Fréquentes sont en effet les séquences où la coupure diégétique ou filmique qui s’instaure entre deux personnages est en partie résorbée, voire transgressée, par un échange de paroles. Les films de Philippe Garrel n’en finissent pas de redécouvrir et de mettre en scène cette puissance banale de la parole. Dans Le Cœur fantôme lorsque Justine prend un bain et pose à Philippe, qui reste hors-champ pendant toute la durée de la séquence, des questions sur les différences qui existent entre certaines caractéristiques de son corps et celles du corps de Mona, l’échange de répliques tend d’abord à manifester ici qu’un lien de parole unit les deux personnages, par-delà la double séparation diégétique et filmique (le cadrage ne fait que redoubler ici une coupure spatiale) [séq. 25]. Dès lors, la serviette blanche que Philippe envoie à la figure de Justine, après que celle-ci lui a demandé si Mona lui manquait, semble concrétiser, voire incarner le lien entre les deux personnages que les paroles prenaient jusqu’à présent seules en charge.
Il semble important de le souligner : la parole ne crée pas ici le lien entre les personnages.
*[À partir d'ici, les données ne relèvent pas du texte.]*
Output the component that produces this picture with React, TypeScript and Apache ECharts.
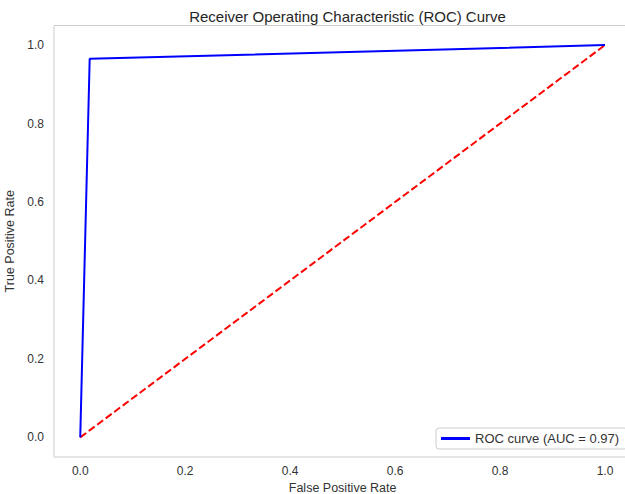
import React, { useEffect, useRef } from "react";
import * as echarts from "echarts";

const fpr = [0, 0.018, 1];
const tpr = [0, 0.965, 1];
const diagX = [0, 1];
const diagY = [0, 1];
const tickValues = [0, 0.2, 0.4, 0.6, 0.8, 1.0];
const titleText = "Receiver Operating Characteristic (ROC) Curve";
const rocLabel = "ROC curve (AUC = 0.97)";
const xName = "False Positive Rate";
const yName = "True Positive Rate";

export default function App() {
  const ref = useRef<HTMLDivElement>(null);
  useEffect(() => {
    if (!ref.current) return;
    const chart = echarts.init(ref.current, undefined, { renderer: "svg" });
    const font = "'Liberation Sans', Arial, sans-serif";
    const txt = "#333333";
    chart.setOption({
      animation: false,
      backgroundColor: "#ffffff",
      textStyle: { fontFamily: font },
      title: {
        text: titleText,
        left: 342.5,
        textAlign: "center",
        top: 4,
        textStyle: { fontFamily: font, fontSize: 15, fontWeight: "normal", color: "#262626" },
      },
      grid: {
        left: 54,
        right: 0.75,
        top: 25.5,
        bottom: 37,
        outerBoundsMode: "none",
        containLabel: false,
        show: true,
        borderColor: "#cccccc",
        borderWidth: 1,
        backgroundColor: "transparent",
      },
      legend: {
        data: [rocLabel],
        left: 436,
        top: 428,
        icon: "rect",
        itemWidth: 29,
        itemHeight: 3,
        itemGap: 8,
        padding: [4, 8, 4, 5],
        borderColor: "#cccccc",
        borderWidth: 1,
        borderRadius: 3,
        backgroundColor: "#ffffff",
        textStyle: { fontFamily: font, fontSize: 13, color: txt },
      },
      xAxis: {
        type: "value",
        min: -0.05,
        max: 1.05,
        name: xName,
        nameLocation: "middle",
        nameGap: 24,
        nameTextStyle: { fontFamily: font, fontSize: 12.5, color: txt },
        axisLine: { show: false },
        axisTick: { show: false },
        splitLine: { show: false },
        axisLabel: {
          customValues: tickValues,
          formatter: (v: number) => v.toFixed(1),
          margin: 8,
          fontFamily: font,
          fontSize: 12,
          color: txt,
        },
      },
      yAxis: {
        type: "value",
        min: -0.05,
        max: 1.05,
        name: yName,
        nameLocation: "middle",
        nameGap: 33,
        nameRotate: 90,
        nameTextStyle: { fontFamily: font, fontSize: 12.5, color: txt },
        axisLine: { show: false },
        axisTick: { show: false },
        splitLine: { show: false },
        axisLabel: {
          customValues: tickValues,
          formatter: (v: number) => v.toFixed(1),
          margin: 10,
          fontFamily: font,
          fontSize: 12,
          color: txt,
        },
      },
      series: [
        {
          name: "diag",
          type: "line",
          data: diagX.map((x, i) => [x, diagY[i]]),
          symbol: "none",
          lineStyle: { color: "#ff0000", width: 2, type: [7.4, 3.2] },
          z: 2,
        },
        {
          name: rocLabel,
          type: "line",
          data: fpr.map((x, i) => [x, tpr[i]]),
          symbol: "none",
          itemStyle: { color: "#0000ff" },
          lineStyle: { color: "#0000ff", width: 2 },
          z: 3,
        },
      ],
    });
    return () => chart.dispose();
  }, []);
  return (
    <div
      style={{
        position: "absolute",
        left: 0,
        top: 0,
        width: 625,
        height: 494,
        overflow: "hidden",
      }}
    >
      <div ref={ref} style={{ width: 632, height: 494 }} />
    </div>
  );
}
La co-présence suffit seule à assurer cette fonction. D’une certaine manière, si l’on se prête un instant à sonder leur psychologie, c’est-à-dire en l’occurrence à l’inventer, les personnages n’ont aucun besoin de la parole-lien pour savoir qu’ils sont liés par une situation de co-présence. Dans sa dimension de lien, la parole a pour destinataire fondamental le spectateur, non les personnages 804 . La co-présence précède nécessairement la parole-lien et, si on veut être tout à fait précis, cette dernière ne fait que rendre les personnages au lien de co-présence qui était déjà là. Mais pour le spectateur la parole-lien possède une fonction révélatrice et cette fonction révélatrice peut se donner à comprendre comme un moyen de donner un surcroît de résonance à la dimension du lien, qu’elle n’aurait peut-être pas eu si la situation de co-présence avait été immédiatement montrée. Cette parole-lien, on peut la considérer comme une forme singulière de ce que Michel Chion proposait d’appeler « parole-émanation » 805 , à ceci près qu’elle ne représente pas en premier lieu un « aspect » 806 des personnages, mais qu’elle révèle un aspect fondamental de la situation entre deux personnes. La parole-lien fait émaner le lien inhérent à la situation, que les choix de mise en scène qui précédaient cette émanation masquaient.
Rappelons, en effet, ce point bien connu de la parole en contexte dramatique qui veut qu’elle ait toujours en son principe une double destination : les personnages et les spectateurs.
Michel Chion, L’Audio-vision, op. cit., p. 149.
« La parole devient […] comme une émanation des personnages, un aspect d’eux-mêmes, au même titre que leur silhouette […]. » Cf. op. cit., p. 150.